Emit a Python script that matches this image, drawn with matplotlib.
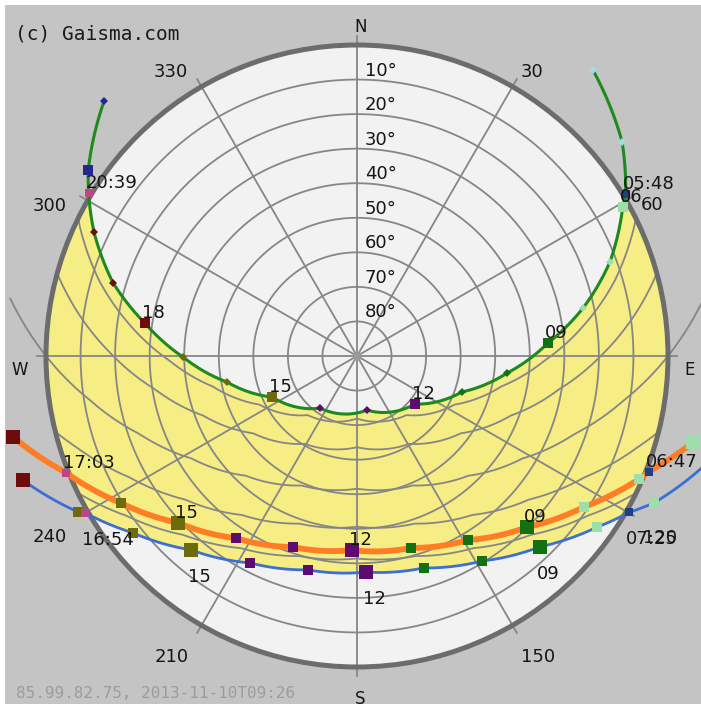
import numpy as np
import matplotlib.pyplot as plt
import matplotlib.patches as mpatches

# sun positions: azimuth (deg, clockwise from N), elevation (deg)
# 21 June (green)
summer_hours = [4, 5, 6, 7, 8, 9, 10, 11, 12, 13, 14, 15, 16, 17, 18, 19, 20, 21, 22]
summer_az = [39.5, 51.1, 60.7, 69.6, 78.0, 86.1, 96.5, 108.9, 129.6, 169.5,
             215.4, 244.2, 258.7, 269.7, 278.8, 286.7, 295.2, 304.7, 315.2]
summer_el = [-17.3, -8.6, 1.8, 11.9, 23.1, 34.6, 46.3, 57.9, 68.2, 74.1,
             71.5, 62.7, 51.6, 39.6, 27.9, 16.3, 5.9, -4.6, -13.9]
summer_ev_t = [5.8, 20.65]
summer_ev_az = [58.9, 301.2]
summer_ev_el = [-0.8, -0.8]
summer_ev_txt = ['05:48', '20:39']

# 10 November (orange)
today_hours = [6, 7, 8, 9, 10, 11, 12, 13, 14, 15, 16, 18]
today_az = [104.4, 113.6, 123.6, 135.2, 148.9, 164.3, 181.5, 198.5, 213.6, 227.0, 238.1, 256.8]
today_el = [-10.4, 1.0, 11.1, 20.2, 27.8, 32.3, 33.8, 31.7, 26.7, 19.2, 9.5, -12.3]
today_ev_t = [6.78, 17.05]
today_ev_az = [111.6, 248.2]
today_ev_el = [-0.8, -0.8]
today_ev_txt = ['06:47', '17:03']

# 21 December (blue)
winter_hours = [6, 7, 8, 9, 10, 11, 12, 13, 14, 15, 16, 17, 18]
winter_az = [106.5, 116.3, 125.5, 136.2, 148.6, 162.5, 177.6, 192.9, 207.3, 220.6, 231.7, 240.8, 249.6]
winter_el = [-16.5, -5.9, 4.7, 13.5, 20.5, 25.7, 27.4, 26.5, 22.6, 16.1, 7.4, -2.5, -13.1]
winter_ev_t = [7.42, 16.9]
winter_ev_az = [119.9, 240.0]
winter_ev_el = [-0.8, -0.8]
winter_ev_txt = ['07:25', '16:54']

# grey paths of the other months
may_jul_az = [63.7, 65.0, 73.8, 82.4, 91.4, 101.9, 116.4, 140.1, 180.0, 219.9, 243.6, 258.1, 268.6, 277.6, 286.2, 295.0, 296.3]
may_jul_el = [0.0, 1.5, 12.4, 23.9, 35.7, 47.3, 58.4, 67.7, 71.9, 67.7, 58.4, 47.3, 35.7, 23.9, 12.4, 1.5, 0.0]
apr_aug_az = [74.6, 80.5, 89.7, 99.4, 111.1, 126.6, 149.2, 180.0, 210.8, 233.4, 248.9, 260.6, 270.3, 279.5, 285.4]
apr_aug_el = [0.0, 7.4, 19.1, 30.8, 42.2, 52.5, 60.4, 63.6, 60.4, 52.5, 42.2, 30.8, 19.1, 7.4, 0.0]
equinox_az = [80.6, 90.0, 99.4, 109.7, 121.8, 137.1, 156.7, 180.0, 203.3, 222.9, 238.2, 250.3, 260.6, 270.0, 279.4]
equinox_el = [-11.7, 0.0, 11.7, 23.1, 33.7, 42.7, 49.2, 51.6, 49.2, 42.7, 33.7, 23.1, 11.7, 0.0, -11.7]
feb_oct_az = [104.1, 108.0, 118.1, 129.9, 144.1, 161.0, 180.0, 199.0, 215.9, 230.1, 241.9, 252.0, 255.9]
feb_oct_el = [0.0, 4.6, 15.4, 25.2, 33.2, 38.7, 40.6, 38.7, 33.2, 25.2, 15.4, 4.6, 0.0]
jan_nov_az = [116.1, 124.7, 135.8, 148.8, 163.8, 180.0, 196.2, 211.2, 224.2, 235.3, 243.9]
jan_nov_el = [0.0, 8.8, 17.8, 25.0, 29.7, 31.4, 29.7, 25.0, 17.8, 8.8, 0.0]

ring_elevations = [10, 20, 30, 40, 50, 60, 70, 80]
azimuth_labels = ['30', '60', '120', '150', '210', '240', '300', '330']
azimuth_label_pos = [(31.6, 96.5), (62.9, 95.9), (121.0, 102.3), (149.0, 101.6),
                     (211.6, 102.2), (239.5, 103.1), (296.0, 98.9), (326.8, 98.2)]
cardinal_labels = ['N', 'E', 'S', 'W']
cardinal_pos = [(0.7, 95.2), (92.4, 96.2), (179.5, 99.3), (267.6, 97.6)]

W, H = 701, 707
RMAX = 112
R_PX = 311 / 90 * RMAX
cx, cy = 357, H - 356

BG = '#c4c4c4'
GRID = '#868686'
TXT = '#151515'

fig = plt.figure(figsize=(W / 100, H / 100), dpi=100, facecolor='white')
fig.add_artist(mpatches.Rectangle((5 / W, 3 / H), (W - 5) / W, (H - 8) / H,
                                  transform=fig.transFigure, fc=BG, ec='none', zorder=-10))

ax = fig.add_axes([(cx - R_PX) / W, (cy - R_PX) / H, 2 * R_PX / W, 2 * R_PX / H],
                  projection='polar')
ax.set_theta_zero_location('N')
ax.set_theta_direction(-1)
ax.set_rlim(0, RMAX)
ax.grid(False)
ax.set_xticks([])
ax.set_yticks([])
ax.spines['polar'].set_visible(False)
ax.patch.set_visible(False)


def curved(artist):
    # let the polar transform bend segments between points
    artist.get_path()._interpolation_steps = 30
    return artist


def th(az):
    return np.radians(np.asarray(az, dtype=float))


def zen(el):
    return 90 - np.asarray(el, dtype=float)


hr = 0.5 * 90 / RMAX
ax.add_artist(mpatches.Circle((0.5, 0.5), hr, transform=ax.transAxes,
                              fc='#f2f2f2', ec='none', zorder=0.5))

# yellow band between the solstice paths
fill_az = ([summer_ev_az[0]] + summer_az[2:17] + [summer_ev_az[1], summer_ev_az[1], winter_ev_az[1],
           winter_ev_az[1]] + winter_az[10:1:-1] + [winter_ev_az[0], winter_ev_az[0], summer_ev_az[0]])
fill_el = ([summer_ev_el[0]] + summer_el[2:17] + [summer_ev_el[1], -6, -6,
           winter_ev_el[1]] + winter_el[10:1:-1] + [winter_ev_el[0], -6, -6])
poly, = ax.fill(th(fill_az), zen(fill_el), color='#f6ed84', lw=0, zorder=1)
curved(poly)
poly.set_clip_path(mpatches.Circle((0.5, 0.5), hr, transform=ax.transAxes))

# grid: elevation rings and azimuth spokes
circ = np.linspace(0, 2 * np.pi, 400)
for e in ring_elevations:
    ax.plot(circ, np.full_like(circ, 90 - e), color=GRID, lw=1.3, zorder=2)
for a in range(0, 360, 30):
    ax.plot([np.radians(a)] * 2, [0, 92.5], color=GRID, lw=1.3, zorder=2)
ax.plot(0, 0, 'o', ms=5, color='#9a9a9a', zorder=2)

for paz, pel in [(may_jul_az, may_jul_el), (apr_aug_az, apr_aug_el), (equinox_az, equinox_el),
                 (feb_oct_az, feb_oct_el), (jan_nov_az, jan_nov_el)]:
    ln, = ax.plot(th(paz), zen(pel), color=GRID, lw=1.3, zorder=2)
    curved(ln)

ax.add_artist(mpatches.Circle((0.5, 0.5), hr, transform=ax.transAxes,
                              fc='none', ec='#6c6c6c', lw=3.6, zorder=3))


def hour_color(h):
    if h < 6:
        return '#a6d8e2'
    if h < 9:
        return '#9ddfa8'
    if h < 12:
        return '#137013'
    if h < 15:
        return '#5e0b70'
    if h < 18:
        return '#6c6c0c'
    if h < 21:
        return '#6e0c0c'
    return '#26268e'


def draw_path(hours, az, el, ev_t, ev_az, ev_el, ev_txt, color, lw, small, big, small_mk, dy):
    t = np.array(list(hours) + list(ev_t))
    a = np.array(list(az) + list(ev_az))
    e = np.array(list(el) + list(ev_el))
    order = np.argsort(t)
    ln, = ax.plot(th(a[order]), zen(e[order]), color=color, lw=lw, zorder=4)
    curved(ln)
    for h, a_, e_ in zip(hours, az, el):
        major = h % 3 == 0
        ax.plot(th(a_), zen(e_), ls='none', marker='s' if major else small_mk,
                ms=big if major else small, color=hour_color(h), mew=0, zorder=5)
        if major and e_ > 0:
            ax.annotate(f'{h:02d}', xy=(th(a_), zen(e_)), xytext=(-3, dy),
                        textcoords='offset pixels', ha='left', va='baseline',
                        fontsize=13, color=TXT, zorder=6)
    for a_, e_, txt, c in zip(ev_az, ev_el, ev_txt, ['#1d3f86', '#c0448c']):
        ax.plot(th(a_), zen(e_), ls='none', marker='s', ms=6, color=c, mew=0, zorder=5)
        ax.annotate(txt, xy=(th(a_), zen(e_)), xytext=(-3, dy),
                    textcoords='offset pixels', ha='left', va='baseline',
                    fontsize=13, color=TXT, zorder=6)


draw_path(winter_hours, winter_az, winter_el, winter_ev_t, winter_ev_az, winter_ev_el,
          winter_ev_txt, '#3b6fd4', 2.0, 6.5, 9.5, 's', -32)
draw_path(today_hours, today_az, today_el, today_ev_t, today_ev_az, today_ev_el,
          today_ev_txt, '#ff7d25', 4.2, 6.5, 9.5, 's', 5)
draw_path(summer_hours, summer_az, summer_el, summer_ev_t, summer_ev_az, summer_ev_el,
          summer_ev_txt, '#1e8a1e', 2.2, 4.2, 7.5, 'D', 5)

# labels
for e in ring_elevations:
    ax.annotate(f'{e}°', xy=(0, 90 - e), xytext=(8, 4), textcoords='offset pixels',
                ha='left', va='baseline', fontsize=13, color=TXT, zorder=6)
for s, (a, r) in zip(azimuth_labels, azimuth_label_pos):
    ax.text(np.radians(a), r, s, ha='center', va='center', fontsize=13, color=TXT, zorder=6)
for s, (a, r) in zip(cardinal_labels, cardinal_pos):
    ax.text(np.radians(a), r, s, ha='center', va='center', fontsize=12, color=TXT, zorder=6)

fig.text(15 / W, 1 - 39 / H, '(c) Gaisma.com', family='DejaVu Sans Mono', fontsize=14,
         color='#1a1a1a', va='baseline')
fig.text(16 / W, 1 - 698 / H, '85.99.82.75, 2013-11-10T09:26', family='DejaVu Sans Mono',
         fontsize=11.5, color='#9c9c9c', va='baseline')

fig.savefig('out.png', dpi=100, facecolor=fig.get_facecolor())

Requirements>
Give back exactly the lines from the first line of the data through the line with "winter_ev_txt = ['07:25', '16:54']", pictures excluded.

The output>
Emit a Python script that matches this image, drawn with matplotlib.
import numpy as np
import matplotlib.pyplot as plt
import matplotlib.patches as mpatches

# sun positions: azimuth (deg, clockwise from N), elevation (deg)
# 21 June (green)
summer_hours = [4, 5, 6, 7, 8, 9, 10, 11, 12, 13, 14, 15, 16, 17, 18, 19, 20, 21, 22]
summer_az = [39.5, 51.1, 60.7, 69.6, 78.0, 86.1, 96.5, 108.9, 129.6, 169.5,
             215.4, 244.2, 258.7, 269.7, 278.8, 286.7, 295.2, 304.7, 315.2]
summer_el = [-17.3, -8.6, 1.8, 11.9, 23.1, 34.6, 46.3, 57.9, 68.2, 74.1,
             71.5, 62.7, 51.6, 39.6, 27.9, 16.3, 5.9, -4.6, -13.9]
summer_ev_t = [5.8, 20.65]
summer_ev_az = [58.9, 301.2]
summer_ev_el = [-0.8, -0.8]
summer_ev_txt = ['05:48', '20:39']

# 10 November (orange)
today_hours = [6, 7, 8, 9, 10, 11, 12, 13, 14, 15, 16, 18]
today_az = [104.4, 113.6, 123.6, 135.2, 148.9, 164.3, 181.5, 198.5, 213.6, 227.0, 238.1, 256.8]
today_el = [-10.4, 1.0, 11.1, 20.2, 27.8, 32.3, 33.8, 31.7, 26.7, 19.2, 9.5, -12.3]
today_ev_t = [6.78, 17.05]
today_ev_az = [111.6, 248.2]
today_ev_el = [-0.8, -0.8]
today_ev_txt = ['06:47', '17:03']

# 21 December (blue)
winter_hours = [6, 7, 8, 9, 10, 11, 12, 13, 14, 15, 16, 17, 18]
winter_az = [106.5, 116.3, 125.5, 136.2, 148.6, 162.5, 177.6, 192.9, 207.3, 220.6, 231.7, 240.8, 249.6]
winter_el = [-16.5, -5.9, 4.7, 13.5, 20.5, 25.7, 27.4, 26.5, 22.6, 16.1, 7.4, -2.5, -13.1]
winter_ev_t = [7.42, 16.9]
winter_ev_az = [119.9, 240.0]
winter_ev_el = [-0.8, -0.8]
winter_ev_txt = ['07:25', '16:54']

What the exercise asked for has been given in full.